3 Major Obstacles to Switching Jurisdictions

3 Major Obstacles to Switching Jurisdictions

If you live in a European country and are buying an aircraft from the United States (or vice versa), you will have to register the aircraft in the country where you live or where your AOC is located.
Moving an aircraft between different jurisdictions, such as FAA in the USA to EASA in Europe, can get very complicated because each jurisdiction has different rules. Some countries have adopted the United States’ FAA standards, but the European aviation authority, EASA, has kept its own certifications very separate. Before an aircraft can be registered in a country, it must meet the standards of that country to be allowed in. Below are a few items that will need to be investigated and addressed in an international import or export.

 

Manufacturer Conversion Processes
Manufacturers will often make you go through a conversion process if you are bringing an aircraft from one jurisdiction to another. Some of these bulletins can take very little time to implement and minimal costs, while other types have no costs involved and no modifications to be made. However, certain models have a very lengthy and expensive process they must go through. For example, the Embraer Legacy 600 and 650 have to go through a conversion bulletin before they can switch jurisdictions that takes 90-180 days to write, another 10 plus days to implement and around 200,000-250,000 dollars. Speak to your broker about this as it is worth knowing at the beginning of your aircraft search how you could be affected by this.

Avionics
EASA has certain requirements for aircraft with over 12,500 lbs max take-off weight. This is basically any mid-size jet and larger (Citation Excel series, Lear 45, Hawker 800 and 900 series). A flight data recorder and TCAS II version 7.1 are two of the main requirements that EASA mandates for this size aircraft. These are not a requirement in the USA. If you live in Europe and are considering a USA based aircraft, you need to ensure that the avionics equipment meets your country’s requirements. TCAS II version 7.1 can be retrofitted without too much complication, although it is quite pricey. A flight data recorder however is much more complicated and requires a re-wiring of the whole aircraft to install sensors that record certain parameters of different components of the aircraft. This is a very expensive avionics addition and when purchasing a mid-size jet, installing a FDR is not economical.

STC’s
An STC, Supplemental Type Certificate, is a document issued on an aircraft after a modification has been made to it.
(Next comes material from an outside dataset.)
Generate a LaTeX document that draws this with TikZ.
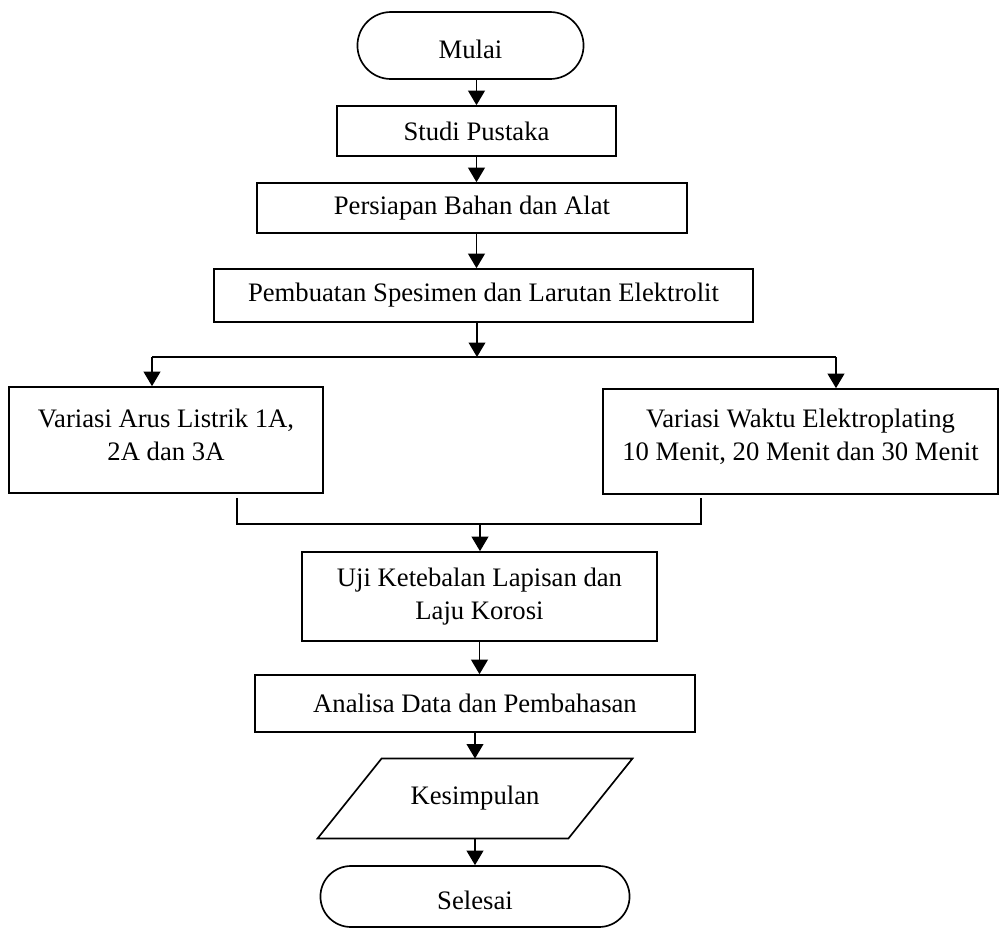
\documentclass[tikz,border=0pt]{standalone}
\usepackage{fontspec}
\setmainfont{Liberation Serif}
\usetikzlibrary{arrows.meta,shapes.misc,calc}

\begin{document}
\begin{tikzpicture}[
  x=0.45pt,y=-0.45pt,
  >={Triangle[length=6.5pt,width=7.5pt]},
  every node/.style={font=\fontsize{12}{15}\selectfont},
  term/.style={rounded rectangle,draw,line width=0.75pt,inner sep=2pt,text height=12pt},
  proc/.style={rectangle,draw,line width=0.75pt,align=center,inner sep=2pt},
  flow/.style={->,line width=0.75pt},
  link/.style={line width=0.75pt}
]
  \useasboundingbox (0,0) rectangle (1000,928);

  % ---------- alur utama (atas) ----------
  \node[term,minimum width=105.75pt,minimum height=30.15pt] (mulai) at (470.5,45.5) {Mulai};
  \node[proc,minimum width=125.5pt,minimum height=22.5pt] (studi) at (476.5,131) {Studi Pustaka};
  \node[proc,minimum width=193.5pt,minimum height=22.5pt] (persiapan) at (472,208) {Persiapan Bahan dan Alat};
  \node[proc,minimum width=242.5pt,minimum height=23.85pt] (pembuatan) at (483.5,295.5)
    {Pembuatan Spesimen dan Larutan Elektrolit};

  \draw[flow] (studi.north |- mulai.south) -- (studi.north);
  \draw[flow] (studi.south) -- (studi.south |- persiapan.north);
  \draw[flow] (studi.south |- persiapan.south) -- (studi.south |- pembuatan.north);

  % ---------- cabang variasi ----------
  \node[proc,minimum width=141.3pt,minimum height=47.7pt,text depth=5pt] (arus) at (166,440)
    {Variasi Arus Listrik 1A,\\2A dan 3A};
  \node[proc,minimum width=177.75pt,minimum height=47.25pt,text depth=6pt] (waktu) at (800.5,441.5)
    {Variasi Waktu Elektroplating\\10 Menit, 20 Menit dan 30 Menit};

  \coordinate (split) at (477,357);
  \coordinate (cabkiri) at (152,357);
  \coordinate (cabkanan) at (836,357);
  \draw[flow] (pembuatan.south -| split) -- (split);
  \draw[link] (cabkiri) -- (cabkanan);
  \draw[flow] (cabkiri) -- (cabkiri |- arus.north);
  \draw[flow] (cabkanan) -- (cabkanan |- waktu.north);

  % garis gabungan
  \coordinate (gabung) at (480,524);
  \coordinate (gabkiri) at (237,524);
  \coordinate (gabkanan) at (701,524);
  \draw[link] ($(gabkiri |- arus.south)+(0,4)$) -- (gabkiri) -- (gabkanan)
    -- ($(gabkanan |- waktu.south)+(0,3)$);

  % ---------- alur utama (bawah) ----------
  \node[proc,minimum width=159.75pt,minimum height=40.05pt] (uji) at (479.5,596.5)
    {Uji Ketebalan Lapisan dan\\Laju Korosi};
  \node[proc,minimum width=198pt,minimum height=25.65pt] (analisa) at (475,703.5)
    {Analisa Data dan Pembahasan};
  \node[minimum width=112.5pt,minimum height=35.55pt,inner sep=0pt] (kes) at (475,798.5) {Kesimpulan};
  \draw[link] ($(kes.south west)+(-32,0)$) -- ($(kes.south east)+(-32,0)$)
    -- ($(kes.north east)+(32,0)$) -- ($(kes.north west)+(32,0)$) -- cycle;
  \node[term,minimum width=143.1pt,minimum height=27.45pt] (selesai) at (475,896.5) {Selesai};

  \draw[flow] (gabung) -- (gabung |- uji.north);
  \draw[flow] (uji.south) -- (uji.south |- analisa.north);
  \draw[flow] (analisa.south) -- (kes.north);
  \draw[flow] (kes.south) -- (selesai.north);
\end{tikzpicture}
\end{document}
FAA STCs are not always accepted by EASA. If you are considering buying an aircraft in America or where FAA standards are held, you must ensure that the aircraft’s STCs are also certified with EASA. Some modifications are done using non-STC documentation which is almost never accepted by EASA. Getting foreign STCs approved by EASA, or for EASA to approve foreign non-STC modifications, is very time consuming and costly.
Some manufacturers build their aircraft “green”, meaning without the interior, and will install the interior with STCs. The Bombardier Challenger series and the Gulfstream G200s are two examples of this. If the interior was installed for an American buyer with FAA STCs, a European buyer will have to ensure they have the right approvals to be able to bring the aircraft over and register it in their country. In general, the FAA will more readily accept most EASA work while EASA will most likely not automatically accept the work and will require a recertification.

 

As a buyer make sure your broker knows which registry you plan on enrolling your aircraft on once you’ve purchased it. This will ensure that you are looking at the most appropriate aircraft to meet your needs that will easily transfer over to your registry. While there may seem to be a large number of a certain type of jet for sale, only a few may be able to go onto your registry. This is definitely a key aspect when under EASA jurisdiction and with the majority of aircraft on the market being USA registered. As your broker researches specific aircraft, be aware that certain items may come up that pose problems such as STCs or an expensive conversion process. It may mean expanding your search to include different models than you had originally planned that can more easily and economically be yours.